_TASK INSTRUCTIONS_
Write every record out again exactly, and keep images out of it.

** BEGIN MATERIAL FOR THE TASK **

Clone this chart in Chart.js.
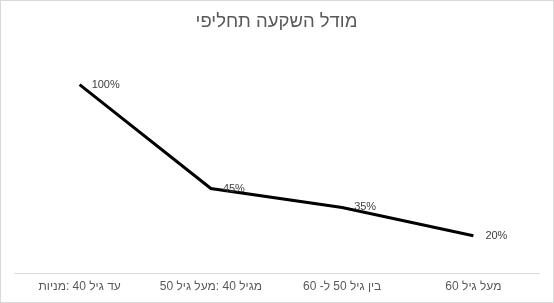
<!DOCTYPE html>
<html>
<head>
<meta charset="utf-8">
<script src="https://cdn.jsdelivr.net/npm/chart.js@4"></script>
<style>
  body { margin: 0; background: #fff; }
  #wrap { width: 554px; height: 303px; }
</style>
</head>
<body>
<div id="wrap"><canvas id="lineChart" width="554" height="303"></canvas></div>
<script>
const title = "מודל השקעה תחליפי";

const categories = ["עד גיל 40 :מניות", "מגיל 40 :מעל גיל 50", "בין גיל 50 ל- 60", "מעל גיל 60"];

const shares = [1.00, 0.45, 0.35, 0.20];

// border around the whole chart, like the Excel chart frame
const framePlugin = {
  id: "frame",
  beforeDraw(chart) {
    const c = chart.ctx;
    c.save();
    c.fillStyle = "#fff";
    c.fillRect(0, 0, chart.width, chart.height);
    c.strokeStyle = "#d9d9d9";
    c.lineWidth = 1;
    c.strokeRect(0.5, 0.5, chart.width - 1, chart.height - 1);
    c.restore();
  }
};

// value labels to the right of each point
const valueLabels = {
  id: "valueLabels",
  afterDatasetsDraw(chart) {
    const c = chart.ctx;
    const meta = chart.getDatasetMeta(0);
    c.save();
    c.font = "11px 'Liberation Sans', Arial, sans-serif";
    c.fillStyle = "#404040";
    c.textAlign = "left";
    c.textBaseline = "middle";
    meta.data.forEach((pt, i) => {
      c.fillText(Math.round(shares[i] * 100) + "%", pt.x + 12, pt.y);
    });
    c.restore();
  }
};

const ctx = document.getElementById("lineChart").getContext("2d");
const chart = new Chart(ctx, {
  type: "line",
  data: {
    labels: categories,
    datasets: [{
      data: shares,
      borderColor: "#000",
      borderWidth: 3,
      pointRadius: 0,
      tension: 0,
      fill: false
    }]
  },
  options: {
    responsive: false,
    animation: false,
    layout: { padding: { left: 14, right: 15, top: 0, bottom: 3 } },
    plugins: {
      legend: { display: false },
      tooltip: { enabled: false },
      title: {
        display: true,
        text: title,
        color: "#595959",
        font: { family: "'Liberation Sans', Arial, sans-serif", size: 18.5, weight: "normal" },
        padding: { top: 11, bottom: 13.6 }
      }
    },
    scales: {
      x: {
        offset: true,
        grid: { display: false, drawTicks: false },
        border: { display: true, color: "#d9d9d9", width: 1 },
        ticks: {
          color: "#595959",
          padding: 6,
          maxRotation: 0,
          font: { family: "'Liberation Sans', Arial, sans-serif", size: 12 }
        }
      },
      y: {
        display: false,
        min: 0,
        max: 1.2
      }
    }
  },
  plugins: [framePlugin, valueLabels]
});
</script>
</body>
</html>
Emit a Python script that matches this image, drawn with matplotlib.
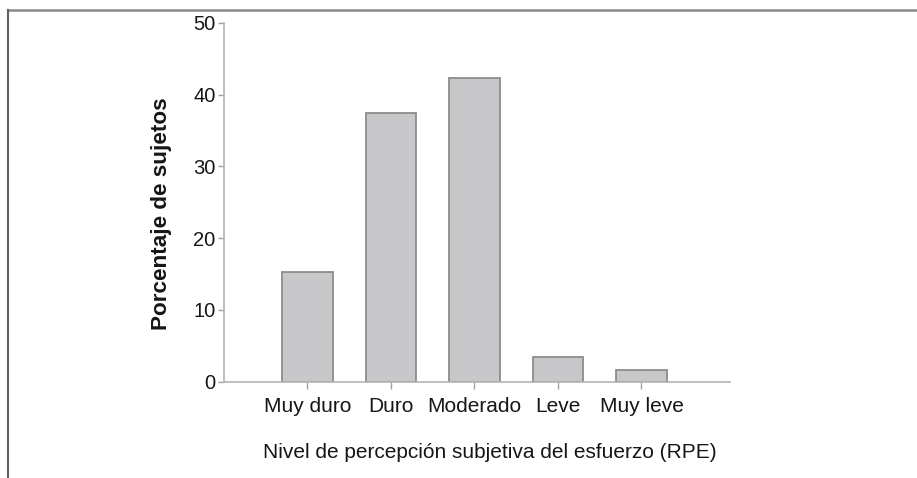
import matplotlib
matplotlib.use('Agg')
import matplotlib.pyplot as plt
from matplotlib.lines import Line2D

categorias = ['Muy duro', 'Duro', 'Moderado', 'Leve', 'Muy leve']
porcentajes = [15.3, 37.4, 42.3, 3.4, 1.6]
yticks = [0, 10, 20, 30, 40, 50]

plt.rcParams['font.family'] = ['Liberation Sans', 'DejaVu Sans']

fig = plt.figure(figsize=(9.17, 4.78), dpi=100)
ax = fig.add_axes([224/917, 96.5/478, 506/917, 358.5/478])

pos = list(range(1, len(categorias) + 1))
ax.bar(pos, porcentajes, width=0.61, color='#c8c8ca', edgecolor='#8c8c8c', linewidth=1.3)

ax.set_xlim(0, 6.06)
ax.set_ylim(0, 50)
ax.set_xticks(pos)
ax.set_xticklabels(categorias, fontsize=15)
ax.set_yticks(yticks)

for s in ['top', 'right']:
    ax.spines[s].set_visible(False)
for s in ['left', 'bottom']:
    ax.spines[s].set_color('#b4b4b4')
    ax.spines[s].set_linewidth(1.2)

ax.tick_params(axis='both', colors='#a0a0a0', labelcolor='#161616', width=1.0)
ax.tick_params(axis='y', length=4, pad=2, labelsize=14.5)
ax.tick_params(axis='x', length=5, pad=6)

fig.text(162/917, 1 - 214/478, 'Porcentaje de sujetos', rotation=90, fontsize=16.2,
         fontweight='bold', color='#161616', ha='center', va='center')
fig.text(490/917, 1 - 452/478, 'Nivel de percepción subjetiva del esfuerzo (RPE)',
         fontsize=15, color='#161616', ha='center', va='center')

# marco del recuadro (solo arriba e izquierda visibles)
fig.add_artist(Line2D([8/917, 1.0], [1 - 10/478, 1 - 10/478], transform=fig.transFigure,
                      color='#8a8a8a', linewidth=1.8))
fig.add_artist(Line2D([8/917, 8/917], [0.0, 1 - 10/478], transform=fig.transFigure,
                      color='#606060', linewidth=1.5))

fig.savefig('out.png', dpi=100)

** END MATERIAL FOR THE TASK **

_RESPONSE TO THE EXERCISE_
Clone this chart in Chart.js.
<!DOCTYPE html>
<html>
<head>
<meta charset="utf-8">
<script src="https://cdn.jsdelivr.net/npm/chart.js@4"></script>
<style>
  body { margin: 0; background: #fff; }
  #wrap { width: 554px; height: 303px; }
</style>
</head>
<body>
<div id="wrap"><canvas id="lineChart" width="554" height="303"></canvas></div>
<script>
const title = "מודל השקעה תחליפי";

const categories = ["עד גיל 40 :מניות", "מגיל 40 :מעל גיל 50", "בין גיל 50 ל- 60", "מעל גיל 60"];

const shares = [1.00, 0.45, 0.35, 0.20];

// border around the whole chart, like the Excel chart frame
const framePlugin = {
  id: "frame",
  beforeDraw(chart) {
    const c = chart.ctx;
    c.save();
    c.fillStyle = "#fff";
    c.fillRect(0, 0, chart.width, chart.height);
    c.strokeStyle = "#d9d9d9";
    c.lineWidth = 1;
    c.strokeRect(0.5, 0.5, chart.width - 1, chart.height - 1);
    c.restore();
  }
};

// value labels to the right of each point
const valueLabels = {
  id: "valueLabels",
  afterDatasetsDraw(chart) {
    const c = chart.ctx;
    const meta = chart.getDatasetMeta(0);
    c.save();
    c.font = "11px 'Liberation Sans', Arial, sans-serif";
    c.fillStyle = "#404040";
    c.textAlign = "left";
    c.textBaseline = "middle";
    meta.data.forEach((pt, i) => {
      c.fillText(Math.round(shares[i] * 100) + "%", pt.x + 12, pt.y);
    });
    c.restore();
  }
};

const ctx = document.getElementById("lineChart").getContext("2d");
const chart = new Chart(ctx, {
  type: "line",
  data: {
    labels: categories,
    datasets: [{
      data: shares,
      borderColor: "#000",
      borderWidth: 3,
      pointRadius: 0,
      tension: 0,
      fill: false
    }]
  },
  options: {
    responsive: false,
    animation: false,
    layout: { padding: { left: 14, right: 15, top: 0, bottom: 3 } },
    plugins: {
      legend: { display: false },
      tooltip: { enabled: false },
      title: {
        display: true,
        text: title,
        color: "#595959",
        font: { family: "'Liberation Sans', Arial, sans-serif", size: 18.5, weight: "normal" },
        padding: { top: 11, bottom: 13.6 }
      }
    },
    scales: {
      x: {
        offset: true,
        grid: { display: false, drawTicks: false },
        border: { display: true, color: "#d9d9d9", width: 1 },
        ticks: {
          color: "#595959",
          padding: 6,
          maxRotation: 0,
          font: { family: "'Liberation Sans', Arial, sans-serif", size: 12 }
        }
      },
      y: {
        display: false,
        min: 0,
        max: 1.2
      }
    }
  },
  plugins: [framePlugin, valueLabels]
});
</script>
</body>
</html>
Emit a Python script that matches this image, drawn with matplotlib.
import matplotlib
matplotlib.use('Agg')
import matplotlib.pyplot as plt
from matplotlib.lines import Line2D

categorias = ['Muy duro', 'Duro', 'Moderado', 'Leve', 'Muy leve']
porcentajes = [15.3, 37.4, 42.3, 3.4, 1.6]
yticks = [0, 10, 20, 30, 40, 50]

plt.rcParams['font.family'] = ['Liberation Sans', 'DejaVu Sans']

fig = plt.figure(figsize=(9.17, 4.78), dpi=100)
ax = fig.add_axes([224/917, 96.5/478, 506/917, 358.5/478])

pos = list(range(1, len(categorias) + 1))
ax.bar(pos, porcentajes, width=0.61, color='#c8c8ca', edgecolor='#8c8c8c', linewidth=1.3)

ax.set_xlim(0, 6.06)
ax.set_ylim(0, 50)
ax.set_xticks(pos)
ax.set_xticklabels(categorias, fontsize=15)
ax.set_yticks(yticks)

for s in ['top', 'right']:
    ax.spines[s].set_visible(False)
for s in ['left', 'bottom']:
    ax.spines[s].set_color('#b4b4b4')
    ax.spines[s].set_linewidth(1.2)

ax.tick_params(axis='both', colors='#a0a0a0', labelcolor='#161616', width=1.0)
ax.tick_params(axis='y', length=4, pad=2, labelsize=14.5)
ax.tick_params(axis='x', length=5, pad=6)

fig.text(162/917, 1 - 214/478, 'Porcentaje de sujetos', rotation=90, fontsize=16.2,
         fontweight='bold', color='#161616', ha='center', va='center')
fig.text(490/917, 1 - 452/478, 'Nivel de percepción subjetiva del esfuerzo (RPE)',
         fontsize=15, color='#161616', ha='center', va='center')

# marco del recuadro (solo arriba e izquierda visibles)
fig.add_artist(Line2D([8/917, 1.0], [1 - 10/478, 1 - 10/478], transform=fig.transFigure,
                      color='#8a8a8a', linewidth=1.8))
fig.add_artist(Line2D([8/917, 8/917], [0.0, 1 - 10/478], transform=fig.transFigure,
                      color='#606060', linewidth=1.5))

fig.savefig('out.png', dpi=100)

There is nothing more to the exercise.